Assistant Examiner: Moulis; Thomas
Attorney, Agent or Firm: Foley & Lardner
Claims
What is claimed is:
1. An apparatus for controlling the idling speed of an internal combustion
engine, comprising:
sensor means sensitive to engine operating conditions for producing
electrical signals indicative of sensed engine operating conditions
including a sensed amount of air permitted to enter the engine; and
a control unit coupled to the sensor means for providing a feedback control
to correct the amount of air permitted to enter the engine so as to
maintain the engine idling speed at a target value when the engine is
idling, the control unit including means for calculating a difference of
the sensed air amount from a reference value, and means for correcting the
target engine speed based upon the calculated difference.

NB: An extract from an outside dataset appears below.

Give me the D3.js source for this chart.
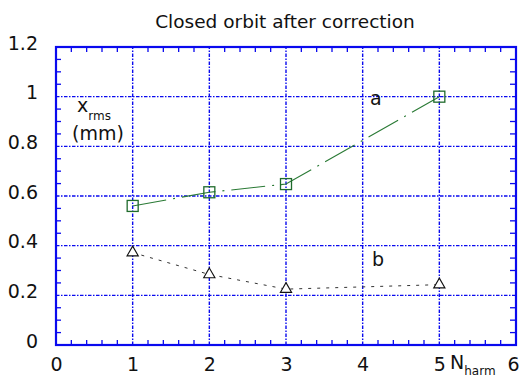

2. The engine control apparatus as claimed in claim 1, wherein the control
unit includes means for calculating the target engine idling speed value
based upon the sensed engine operating conditions, and means for
calculating the reference value based upon the calculated target engine
idling speed value.
3. The engine control apparatus as claimed in claim 1, wherein the sensor
means includes means responsive to an engine coolant temperature for
producing an electrical signal indicative of a sensed engine coolant
temperature, and wherein the control unit includes means for calculating
the target engine idling speed value as a function of the sensed engine
coolant temperature, and means for calculating the reference value as a
function of the calculated target engine idling speed value.
Description
BACKGROUND OF THE INVENTION
This invention relates to an engine idling speed control apparatus arranged
to provide a feedback control to correct the amount of air permitted to
enter the engine so as to maintain the engine idling speed at a target
value when the engine is idling.
For example, Japanese Patent Kokai No. 62-129544 discloses an engine idling
speed control apparatus including an auxiliary air control valve provided
in an auxiliary air passage bypassing a throttle valve situated within an
engine induction passage. The control apparatus is arranged to change the
duty factor of an electrical pulse signal applied to operate the auxiliary
air control valve in such a manner as to provide a feedback control
correcting the air flow through the auxiliary air passage to maintain the
engine idling speed at a target value when the engine is idling. The
engine idling speed control apparatus is arranged to avoid engine stall by
increasing the target engine idling speed value as the external load
increases. For this purpose, various switches are required to indicate the
conditions of the respective external loads including an air conditioner,
a power steering unit, head lights, rear defogers and the like. However,
the use of these switches results in an expensive engine idling speed
control apparatus. This is true particularly when a number of external
loads are used.
SUMMARY OF THE INVENTION
It is a main object of the invention to provide an inexpensive engine
idling speed control apparatus which can ensure accurate engine idling
speed control having a good response to external load changes.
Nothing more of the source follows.